If you buy a hand grinder you will not likely ever use it a second time. I have learned two very valuable lessons in my life.
1) if you cannot tie knots like a sailor, then buy cheap rope, tie lots of knots and use a knife to undo it.
2) if you cannot figure out how to butcher meat, buy a really good grinder. You can make a lot of meals with ground meat.
Okay not a Lesson, but more an observation. Buy some cheap pork cuts at walmart and grind them up with the deer. The pork will make the venison stick together better when making patties, and adds just enough fat so it will sizzle rather then burn. Also it makes awesome meatloaf!

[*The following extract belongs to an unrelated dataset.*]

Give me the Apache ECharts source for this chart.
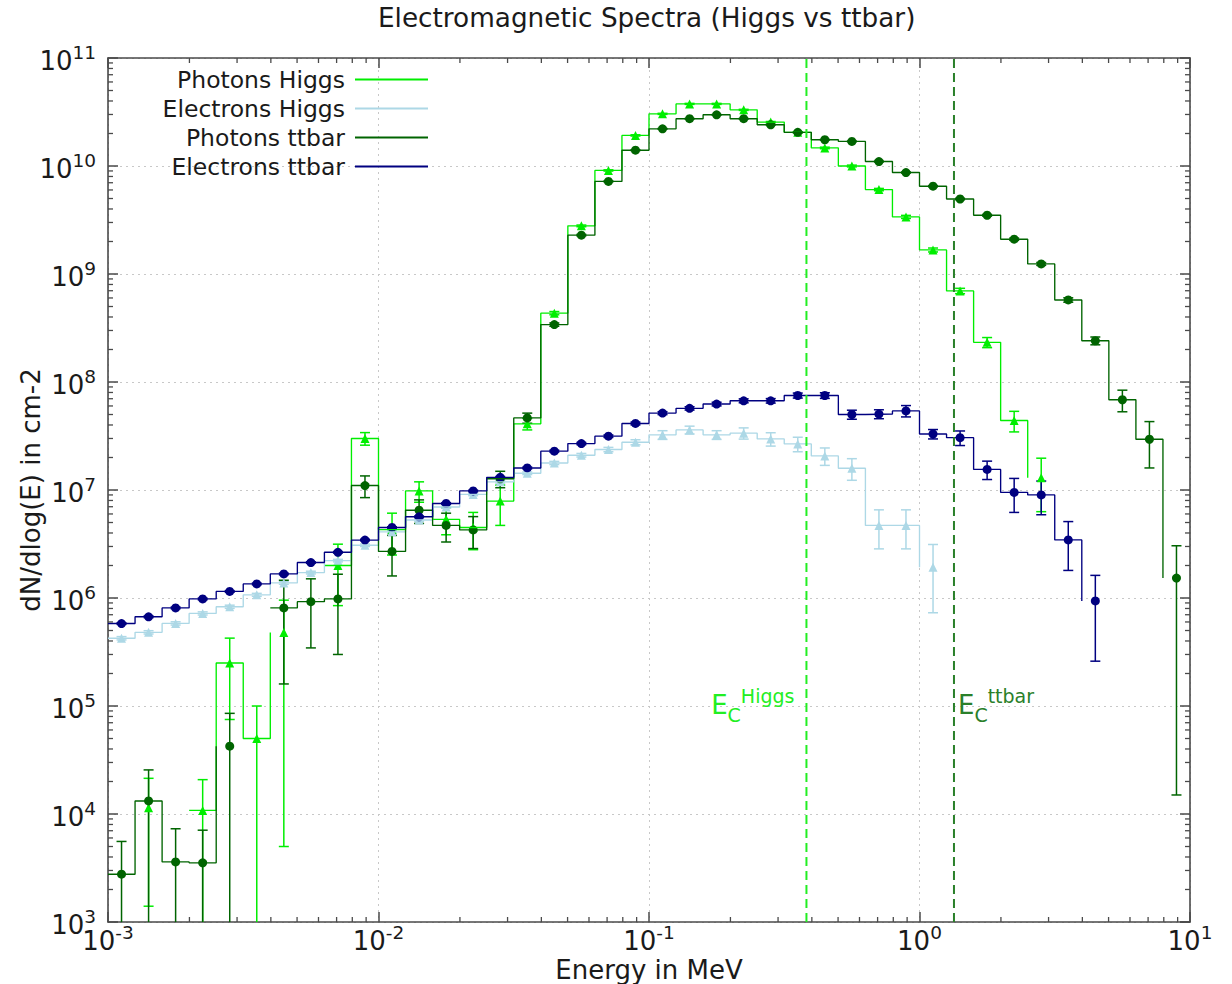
<!DOCTYPE html>
<html>
<head>
<meta charset="utf-8">
<title>Electromagnetic Spectra (Higgs vs ttbar)</title>
<script src="https://cdn.jsdelivr.net/npm/echarts@6/dist/echarts.min.js"></script>
<style>
  html, body { margin: 0; padding: 0; background: #ffffff; }
  #chart { width: 1232px; height: 984px; }
</style>
</head>
<body>
<div id="chart"></div>
<script>
// Energy binning in MeV: 10 logarithmic bins per decade, 1e-3 .. 10
const energyBinEdges = [
  0.001, 0.001259, 0.001585, 0.001995, 0.002512, 0.003162, 0.003981, 0.005012, 0.00631, 0.007943,
  0.01, 0.01259, 0.01585, 0.01995, 0.02512, 0.03162, 0.03981, 0.05012, 0.0631, 0.07943,
  0.1, 0.1259, 0.1585, 0.1995, 0.2512, 0.3162, 0.3981, 0.5012, 0.631, 0.7943,
  1, 1.259, 1.585, 1.995, 2.512, 3.162, 3.981, 5.012, 6.31, 7.943, 10
];

// dN/dlog(E) per bin (null = empty bin) and its statistical error
const photonsHiggs = [
  null, 1.14e4, null, 1.08e4, 2.5e5, 5.0e4, 4.8e5, null, 2.0e6, 3.0e7,
  4.3e6, 9.8e6, 5.35e6, 4.5e6, 7.9e6, 4.1e7, 4.34e8, 2.79e9, 9.1e9, 1.92e10,
  3.04e10, 3.76e10, 3.76e10, 3.31e10, 2.55e10, 2.05e10, 1.47e10, 1.0e10, 6.05e9, 3.38e9,
  1.67e9, 6.97e8, 2.33e8, 4.4e7, 1.3e7
];
const photonsHiggsErr = [
  null, 1.0e4, null, 1.0e4, 1.75e5, 5.0e4, 4.75e5, null, 1.15e6, 4.0e6,
  1.8e6, 2.1e6, 1.5e6, 1.7e6, 3.2e6, 5.0e6, 1.5e7, 5.0e7, 1.2e8, 2.5e8,
  3.5e8, 4.0e8, 4.0e8, 3.8e8, 3.2e8, 2.8e8, 2.4e8, 1.9e8, 1.5e8, 1.1e8,
  7.0e7, 4.0e7, 2.5e7, 9.5e6, 6.7e6
];

const electronsHiggs = [
  4.24e5, 4.81e5, 5.82e5, 7.2e5, 8.3e5, 1.07e6, 1.38e6, 1.72e6, 2.22e6, 3.08e6,
  4.1e6, 5.27e6, 6.96e6, 9.1e6, 1.19e7, 1.43e7, 1.78e7, 2.1e7, 2.37e7, 2.77e7,
  3.24e7, 3.6e7, 3.24e7, 3.36e7, 2.97e7, 2.67e7, 2.07e7, 1.59e7, 4.7e6, 4.7e6,
  1.93e6
];
const electronsHiggsErr = [
  1.5e4, 1.7e4, 2.0e4, 2.4e4, 2.8e4, 3.4e4, 4.0e4, 5.0e4, 6.0e4, 8.0e4,
  1.1e5, 1.4e5, 1.8e5, 2.4e5, 3.0e5, 4.0e5, 6.0e5, 8.0e5, 1.1e6, 1.5e6,
  3.0e6, 3.0e6, 3.0e6, 4.0e6, 4.2e6, 4.1e6, 3.8e6, 3.6e6, 1.85e6, 1.85e6,
  1.2e6
];

const photonsTtbar = [
  2.77e3, 1.32e4, 3.6e3, 3.53e3, 4.25e4, null, 8.1e5, 9.25e5, 9.8e5, 1.1e7,
  2.7e6, 6.5e6, 4.7e6, 4.27e6, 1.27e7, 4.65e7, 3.4e8, 2.29e9, 7.2e9, 1.4e10,
  2.21e10, 2.74e10, 2.98e10, 2.74e10, 2.41e10, 2.05e10, 1.75e10, 1.69e10, 1.1e10, 8.7e9,
  6.5e9, 4.95e9, 3.5e9, 2.1e9, 1.24e9, 5.75e8, 2.41e8, 6.85e7, 2.95e7, 1.53e6
];
const photonsTtbarErr = [
  2.8e3, 1.24e4, 3.7e3, 3.55e3, 4.3e4, null, 6.5e5, 5.8e5, 6.8e5, 2.5e6,
  1.1e6, 1.6e6, 1.4e6, 1.4e6, 2.2e6, 5.0e6, 1.2e7, 3.5e7, 7.0e7, 1.1e8,
  1.5e8, 1.7e8, 1.8e8, 1.7e8, 1.6e8, 1.5e8, 1.4e8, 1.4e8, 1.1e8, 1.0e8,
  8.5e7, 7.5e7, 6.5e7, 5.0e7, 3.8e7, 2.7e7, 2.0e7, 1.55e7, 1.35e7, 1.515e6
];

const electronsTtbar = [
  5.8e5, 6.7e5, 8.1e5, 9.8e5, 1.15e6, 1.35e6, 1.67e6, 2.13e6, 2.65e6, 3.44e6,
  4.5e6, 5.65e6, 7.5e6, 9.8e6, 1.31e7, 1.6e7, 2.29e7, 2.69e7, 3.15e7, 4.13e7,
  5.15e7, 5.7e7, 6.25e7, 6.7e7, 6.7e7, 7.5e7, 7.5e7, 5.0e7, 5.05e7, 5.4e7,
  3.3e7, 3.05e7, 1.55e7, 9.5e6, 9.0e6, 3.45e6, 9.4e5
];
const electronsTtbarErr = [
  1.0e4, 1.2e4, 1.4e4, 1.7e4, 2.0e4, 2.3e4, 2.8e4, 3.5e4, 4.3e4, 5.5e4,
  7.0e4, 9.0e4, 1.2e5, 1.6e5, 2.2e5, 2.8e5, 4.5e5, 6.0e5, 8.0e5, 1.2e6,
  1.6e6, 2.0e6, 2.4e6, 2.8e6, 3.2e6, 4.0e6, 4.5e6, 4.8e6, 4.8e6, 6.5e6,
  3.3e6, 4.7e6, 3.0e6, 3.3e6, 3.1e6, 1.65e6, 6.8e5
];

const seriesNames = ['Photons Higgs', 'Electrons Higgs', 'Photons ttbar', 'Electrons ttbar'];

// Critical energies E_C marked by vertical dashed lines
const criticalEnergies = [0.382, 1.341];
const criticalLabels = ['Higgs', 'ttbar'];

// Axis ranges
const xRange = [1e-3, 10];
const yRange = [1e3, 1e11];

// ---------------------------------------------------------------------------
const FONT = 'DejaVu Sans';
const TEXT = '#1a1a1a';
const FRAME = '#4a4a4a';

const binCenters = energyBinEdges.slice(0, -1).map((e, i) => Math.sqrt(e * energyBinEdges[i + 1]));

// Histogram steps: a bin gets its horizontal only when the following bin is filled,
// the vertical joins it to the next filled bin at the shared edge.
function stepPath(values) {
  const pts = [];
  for (let i = 0; i < values.length; i++) {
    const v = values[i];
    if (v == null) continue;
    const prevValid = i > 0 && values[i - 1] != null;
    const nextValid = i + 1 < values.length && values[i + 1] != null;
    if (!prevValid && pts.length) pts.push([null, null]);
    pts.push([energyBinEdges[i], v]);
    if (nextValid) pts.push([energyBinEdges[i + 1], v]);
  }
  return pts;
}

function markerData(values) {
  const out = [];
  values.forEach((v, i) => { if (v != null) out.push([binCenters[i], v]); });
  return out;
}

function errorData(values, errs) {
  const out = [];
  values.forEach((v, i) => { if (v != null) out.push([binCenters[i], v, errs[i]]); });
  return out;
}

function errorRender(color) {
  return function (params, api) {
    const x = api.value(0), y = api.value(1), e = api.value(2);
    const hiRaw = y + e, loRaw = y - e;
    const hi = Math.min(hiRaw, yRange[1]);
    const lo = loRaw > yRange[0] ? loRaw : yRange[0];
    const pHi = api.coord([x, hi]);
    const pLo = api.coord([x, lo]);
    const st = { stroke: color, lineWidth: 1.5 };
    const children = [{ type: 'line', shape: { x1: pHi[0], y1: pHi[1], x2: pLo[0], y2: pLo[1] }, style: st }];
    const cap = 5;
    if (hiRaw < yRange[1]) children.push({ type: 'line', shape: { x1: pHi[0] - cap, y1: pHi[1], x2: pHi[0] + cap, y2: pHi[1] }, style: st });
    if (loRaw > yRange[0]) children.push({ type: 'line', shape: { x1: pLo[0] - cap, y1: pLo[1], x2: pLo[0] + cap, y2: pLo[1] }, style: st });
    return { type: 'group', children: children };
  };
}

function datasetSeries(name, values, errs, color, symbol, size) {
  return [
    {
      name: name, type: 'line', data: stepPath(values), showSymbol: false, symbol: 'none',
      connectNulls: false, lineStyle: { color: color, width: 1.35 }, itemStyle: { color: color },
      emphasis: { disabled: true }, silent: true
    },
    {
      name: name + ' errors', type: 'custom', data: errorData(values, errs),
      renderItem: errorRender(color), silent: true
    },
    {
      name: name + ' points', type: 'scatter', data: markerData(values), symbol: symbol,
      symbolSize: size, itemStyle: { color: color, opacity: 1 }, emphasis: { disabled: true }, silent: true
    }
  ];
}

// Minor ticks (2..9 in every decade) on all four sides of the frame
function minorTickValues(lo, hi) {
  const vals = [];
  for (let p = Math.round(Math.log10(lo)); p < Math.round(Math.log10(hi)); p++) {
    for (let k = 2; k <= 9; k++) vals.push(k * Math.pow(10, p));
  }
  return vals;
}
const minorX = minorTickValues(xRange[0], xRange[1]);
const minorY = minorTickValues(yRange[0], yRange[1]);

const minorTickSeries = {
  name: 'minor ticks', type: 'custom', data: [[xRange[0], yRange[0]]], silent: true, z: 5,
  renderItem: function (params, api) {
    const st = { stroke: FRAME, lineWidth: 1.3 };
    const L = 5;
    const children = [];
    const bottom = api.coord([xRange[0], yRange[0]])[1];
    const top = api.coord([xRange[0], yRange[1]])[1];
    const left = api.coord([xRange[0], yRange[0]])[0];
    const right = api.coord([xRange[1], yRange[0]])[0];
    minorX.forEach(v => {
      const px = api.coord([v, yRange[0]])[0];
      children.push({ type: 'line', shape: { x1: px, y1: bottom, x2: px, y2: bottom - L }, style: st });
      children.push({ type: 'line', shape: { x1: px, y1: top, x2: px, y2: top + L }, style: st });
    });
    minorY.forEach(v => {
      const py = api.coord([xRange[0], v])[1];
      children.push({ type: 'line', shape: { x1: left, y1: py, x2: left + L, y2: py }, style: st });
      children.push({ type: 'line', shape: { x1: right, y1: py, x2: right - L, y2: py }, style: st });
    });
    return { type: 'group', children: children };
  }
};

const criticalColors = ['#22ee22', '#2a802a'];
const criticalSeries = {
  name: 'critical energies', type: 'custom', silent: true, z: 4,
  data: criticalEnergies.map((e, i) => [e, yRange[0], i]),
  renderItem: function (params, api) {
    const e = api.value(0);
    const idx = api.value(2);
    const color = criticalColors[idx];
    const pBot = api.coord([e, yRange[0]]);
    const pTop = api.coord([e, yRange[1]]);
    const pLab = api.coord([e, 1e5]);
    const leftSide = idx === 0;
    return {
      type: 'group',
      children: [
        { type: 'line', shape: { x1: pBot[0], y1: pBot[1], x2: pTop[0], y2: pTop[1] },
          style: { stroke: color, lineWidth: 2, lineDash: [9, 5] } },
        { type: 'text', x: leftSide ? pLab[0] - 12 : pLab[0] + 4, y: pLab[1] - 1,
          style: {
            text: '{e|E}{c|C}{s|' + criticalLabels[idx] + '}',
            align: leftSide ? 'right' : 'left', verticalAlign: 'middle', fill: color,
            rich: {
              e: { fontFamily: FONT, fontSize: 26, lineHeight: 38, verticalAlign: 'middle', fill: color },
              c: { fontFamily: FONT, fontSize: 19, lineHeight: 36, verticalAlign: 'bottom', fill: color },
              s: { fontFamily: FONT, fontSize: 19, lineHeight: 38, verticalAlign: 'top', fill: color }
            }
          } }
      ]
    };
  }
};

const powRich = {
  b: { fontFamily: FONT, fontSize: 26, color: TEXT, lineHeight: 31, verticalAlign: 'bottom' },
  s: { fontFamily: FONT, fontSize: 18.5, color: TEXT, lineHeight: 31, verticalAlign: 'top' }
};
function powLabel(v) {
  const p = Math.round(Math.log10(v));
  return '{b|10}{s|' + p + '}';
}

const gridLine = { show: true, lineStyle: { color: '#c8c8c8', width: 1, type: [2, 4] } };
const frameLine = { show: true, lineStyle: { color: FRAME, width: 1.6 } };
const majorTick = { show: true, inside: true, length: 10, lineStyle: { color: FRAME, width: 1.5 } };

const option = {
  animation: false,
  backgroundColor: '#ffffff',
  title: {
    text: 'Electromagnetic Spectra (Higgs vs ttbar)',
    left: 378, top: 5, padding: 0,
    textStyle: { fontFamily: FONT, fontSize: 26.3, fontWeight: 'normal', color: TEXT }
  },
  legend: {
    data: seriesNames,
    orient: 'vertical', align: 'right', right: 804, top: 65, padding: 0,
    itemGap: 0, itemWidth: 73, itemHeight: 2, icon: 'rect',
    textStyle: { fontFamily: FONT, fontSize: 23.5, color: TEXT, lineHeight: 29, padding: [0, 5, 0, 0] },
    selectedMode: false
  },
  grid: { left: 108, right: 42, top: 58, bottom: 62, containLabel: false, outerBoundsMode: 'none' },
  xAxis: [
    {
      type: 'log', logBase: 10, min: xRange[0], max: xRange[1], splitNumber: 4,
      position: 'bottom',
      name: 'Energy in MeV', nameLocation: 'middle', nameGap: 34, nameMoveOverlap: false,
      nameTextStyle: { fontFamily: FONT, fontSize: 26, color: TEXT, verticalAlign: 'top', lineHeight: 27 },
      axisLine: frameLine, axisTick: majorTick, splitLine: gridLine,
      axisLabel: { formatter: powLabel, rich: powRich, margin: 1, showMinLabel: true, showMaxLabel: true }
    },
    {
      type: 'log', logBase: 10, min: xRange[0], max: xRange[1], splitNumber: 4,
      position: 'top', axisLine: frameLine, axisTick: majorTick,
      axisLabel: { show: false }, splitLine: { show: false }
    }
  ],
  yAxis: [
    {
      type: 'log', logBase: 10, min: yRange[0], max: yRange[1], splitNumber: 8,
      position: 'left',
      name: 'dN/dlog(E) in cm-2', nameLocation: 'middle', nameGap: 64, nameRotate: 90, nameMoveOverlap: false,
      nameTextStyle: { fontFamily: FONT, fontSize: 26, color: TEXT },
      axisLine: frameLine, axisTick: majorTick, splitLine: gridLine,
      axisLabel: { formatter: powLabel, rich: powRich, margin: 12, showMinLabel: true, showMaxLabel: true }
    },
    {
      type: 'log', logBase: 10, min: yRange[0], max: yRange[1], splitNumber: 8,
      position: 'right', axisLine: frameLine, axisTick: majorTick,
      axisLabel: { show: false }, splitLine: { show: false }
    }
  ],
  series: [].concat(
    [minorTickSeries, criticalSeries],
    datasetSeries(seriesNames[0], photonsHiggs, photonsHiggsErr, '#00ee00', 'triangle', 9),
    datasetSeries(seriesNames[1], electronsHiggs, electronsHiggsErr, '#add8e6', 'triangle', 9),
    datasetSeries(seriesNames[2], photonsTtbar, photonsTtbarErr, '#006400', 'circle', 9),
    datasetSeries(seriesNames[3], electronsTtbar, electronsTtbarErr, '#000080', 'circle', 9)
  )
};

const chart = echarts.init(document.getElementById('chart'), null, { renderer: 'svg' });
chart.setOption(option);
</script>
</body>
</html>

Whether or not you remove all the silver skin depends entirely on the power of your grinder. Mine will accept chunks the size of an orange as fast as I can feed them in. I usually regrind a second time. Between grinds I will always pull of the blade and the cutting disk and remove the silver skin which will be wrapped around the spindle of the knife blade right behind the cutting die.
The grinder will remove the silver for you if it has enough power. The cheap little home owner versions will bog down and stall. The 1.5 HP and up grinders will pull the meat out of your hand when you feed it in!
A good grinder bought one time will last you forever and after a few deer it's cheaper then the cost to process every year. It's been a great investment for me. All my buddies borrow it now as well!
Most important for me...... I know the field care I made the effort on is the meat I have. Having a butcher process your meat you never know who's meat you're getting or how they cared for it.